On 2/16/07, Tom Caylor [EMAIL PROTECTED] wrote:
On Feb 13, 11:35 pm, Jesse Mazer [EMAIL PROTECTED] wrote:
Tom Caylor wrote:
I'm talking about ultimate meaning, meaning which is ultimately based
on truth. Purpose would go along with that. I think that this
situation is similar (metaphysically isomorphic? :) to the primary
matter situation. I think you maintain that experience is enough. I
maintain that if all you have is relative references, you are having
faith that there is ultimately something there. I'm not interested
in any straw-man caricature god who decides what is valuable etc. on a
whim.

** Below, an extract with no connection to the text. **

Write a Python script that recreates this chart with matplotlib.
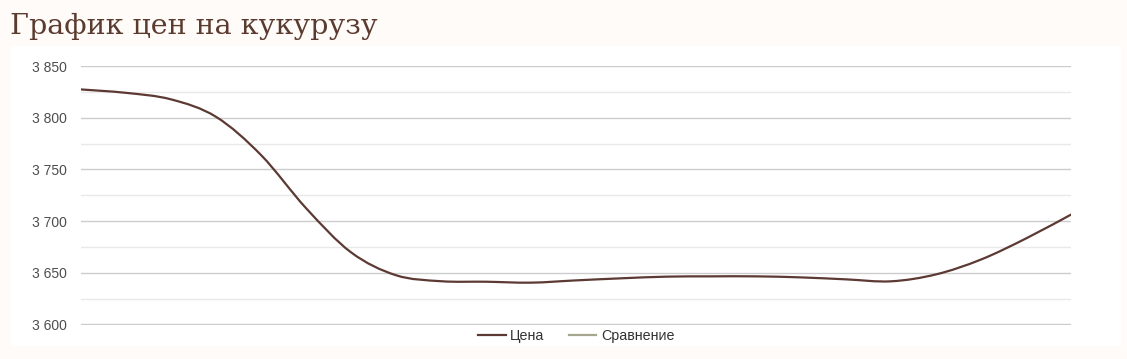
import matplotlib
matplotlib.use("Agg")
import matplotlib.pyplot as plt
from matplotlib.path import Path
from matplotlib.patches import PathPatch
from matplotlib.ticker import MultipleLocator, FuncFormatter
from matplotlib.lines import Line2D

# ---- data ----
positions = list(range(23))
price = [3827.5, 3824.2, 3817.9, 3801.0, 3764.0, 3712.6, 3669.8, 3647.6,
         3641.8, 3641.3, 3640.4, 3642.6, 3644.6, 3646.2, 3646.5, 3646.5,
         3645.5, 3643.6, 3641.7, 3648.4, 3662.8, 3683.2, 3706.3]
comparison = []
y_ticks = [3600, 3650, 3700, 3750, 3800, 3850]
series_names = ["Цена", "Сравнение"]
title = "График цен на кукурузу"

BG = "#fffbf8"
PRICE_C = "#5c3a33"
COMP_C = "#a6a68e"

W, H = 1127, 359
fig = plt.figure(figsize=(W / 100, H / 100), dpi=100, facecolor=BG)

# white panel
panel = fig.add_axes([11 / W, 1 - 346 / H, (1121 - 11) / W, (346 - 46) / H])
panel.set_facecolor("white")
panel.set_xticks([])
panel.set_yticks([])
for s in panel.spines.values():
    s.set_visible(False)
panel.set_zorder(0)

fig.text(10 / W, 1 - 34 / H, title, family="DejaVu Serif", fontsize=20.5,
         color="#5b3b30", ha="left", va="baseline")

ax = fig.add_axes([81 / W, 1 - 325 / H, (1071 - 81) / W, (325 - 66) / H])
ax.set_zorder(1)
ax.patch.set_visible(False)
ax.set_xlim(positions[0], positions[-1])
ax.set_ylim(y_ticks[0] - 0.6, y_ticks[-1] + 0.2)
ax.set_yticks(y_ticks)
ax.yaxis.set_minor_locator(MultipleLocator(25))
ax.yaxis.set_major_formatter(FuncFormatter(lambda v, p: f"{int(v):,}".replace(",", " ")))
ax.set_xticks([])
ax.grid(True, axis="y", which="major", color="#cccccc", linewidth=1.0)
ax.grid(True, axis="y", which="minor", color="#e9e9e9", linewidth=1.0)
for s in ax.spines.values():
    s.set_visible(False)
ax.tick_params(axis="y", which="both", length=0, pad=10.5, labelsize=10,
               labelcolor="#4d4d4d")
for lbl in ax.get_yticklabels():
    lbl.set_family("Liberation Sans")
ax.set_axisbelow(True)

# smooth (Catmull-Rom) bezier through the data points
n = len(price)
verts = [(positions[0], price[0])]
codes = [Path.MOVETO]
k = 1.0 / 6.0
for i in range(n - 1):
    i0, i3 = max(i - 1, 0), min(i + 2, n - 1)
    x0, y0 = positions[i0], price[i0]
    x1, y1 = positions[i], price[i]
    x2, y2 = positions[i + 1], price[i + 1]
    x3, y3 = positions[i3], price[i3]
    c1 = (x1 + (x2 - x0) * k, y1 + (y2 - y0) * k)
    c2 = (x2 - (x3 - x1) * k, y2 - (y3 - y1) * k)
    verts += [c1, c2, (x2, y2)]
    codes += [Path.CURVE4] * 3
ax.add_patch(PathPatch(Path(verts, codes), facecolor="none", edgecolor=PRICE_C,
                       linewidth=1.6, capstyle="round", joinstyle="round", zorder=3))

ax.plot(range(len(comparison)), comparison, color=COMP_C, linewidth=1.6)

handles = [Line2D([], [], color=PRICE_C, linewidth=1.6),
           Line2D([], [], color=COMP_C, linewidth=1.6)]
leg = fig.legend(handles, series_names, loc="center", ncol=2,
                 bbox_to_anchor=(576 / W, 1 - 336 / H), frameon=False,
                 prop={"family": "Liberation Sans", "size": 10.3},
                 handlelength=1.95, handletextpad=0.3, columnspacing=1.7,
                 labelcolor="#333333")
leg.set_zorder(5)

fig.savefig("out.png", dpi=100, facecolor=BG)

I'm interested in the source of the wonderfully unexplainable
good in us.
In mentioning the idea of God deciding morality on a whim, you perhaps
allude to the old counterargument to grounding morality in God in the
first
place, known as Euthyphro's Dilemma from one of Plato's dialogues--if
God
*chose* these supposed laws of morality, then they are ultimately
arbitrary
since God could have chose a completely different set of laws, but if
moral
truths are in some sense beyond God's ability to change, much like many
philosophers would say the laws of mathematics or logic are, then it's
not
clear why you need God in your explanation at all, you could just cut
out
the middleman and postulate eternal platonic moral truths in the same
way
many on this list are prepared to postulate eternal platonic
mathematical
truths.
The only way in which I could see that it would make sense to relate
goodness to God is to imagine a sort of pantheist God that represents
a
sort of ultimate pattern or harmony connecting every individual part of
the
universe, so goodness would represent some kind of orientation towards
the
ultimate pattern which encompasses all of us, and which would override
individual conflicting interests. A variation on this might be the
Omega
Point idea that every individual finite being is on some sort of
long-term
path towards being integrated into an infinite superorganism (perhaps
only
as a limit that can never actually be reached in finite time), or in the
concepts of this list maybe a single infinitely complex observer-moment
with
memories of every other observer-moment, which could also be seen as an
ultimate pattern connecting everything (one might say, as in Frank
Tipler's
speculations about the Omega Point, that an infinite mind would itself
contain simulations of every possible history in every possible universe
leading up to it, so that the Omega Point would both be an endpoint of
history but also contain all history integrated within it). In this
view,
every instance of individuals trying to cooperate and to understand and
connect with each other is an incremental step in the right direction,
so
one could ground ultimate goodness in that. I recently came across an
interesting interview
athttp://www.wie.org/j34/swimme2.asp?%20from=lnk-zaadzdiscussing Teilhard de
Chardin's thoughts on the Omega Point, and many on this list will be
familiar with Frank Tipler's version which I mention above (even if
Tipler's
specific ideas about using the Big Crunch to do an infinite amount of
computation in a finite time are proven wrong, as a transhumanist I'm
still
crossing my fingers that intelligence will find some loophole in the
laws of
physics that will allow it to continue forever without violating the
laws of
thermodynamics). But neither of these versions of God bears much
resemblance to the creator-God separate from the rest of the universe
that's
imagined by most mainstream religions.
Jesse
Yes. Now we're startin' to talk! I don't know much of the language,
but I think that when people experience what some may call words like
enlightenment, cosmic consciousness, etc. they are experiencing
something that is really there. In fact, they use words like seeing
reality as it actually is, etc. They speak of wholeness and
integralness.
Except that people would still have the same experiences whether or not
something were really there, just as they would still experience the sky as
a dome whether or not it is in fact a dome. In other words, if you imagine a
being in a universe without meaning, cosmic consciousness, enlightenment and
all the other significant things which are supposed to be there, but with
otherwise the same physical laws etc., can you think of any reason why such
a being would or wouldn't come up with the same ideas as humans have,
assuming similar evolutionary provenance?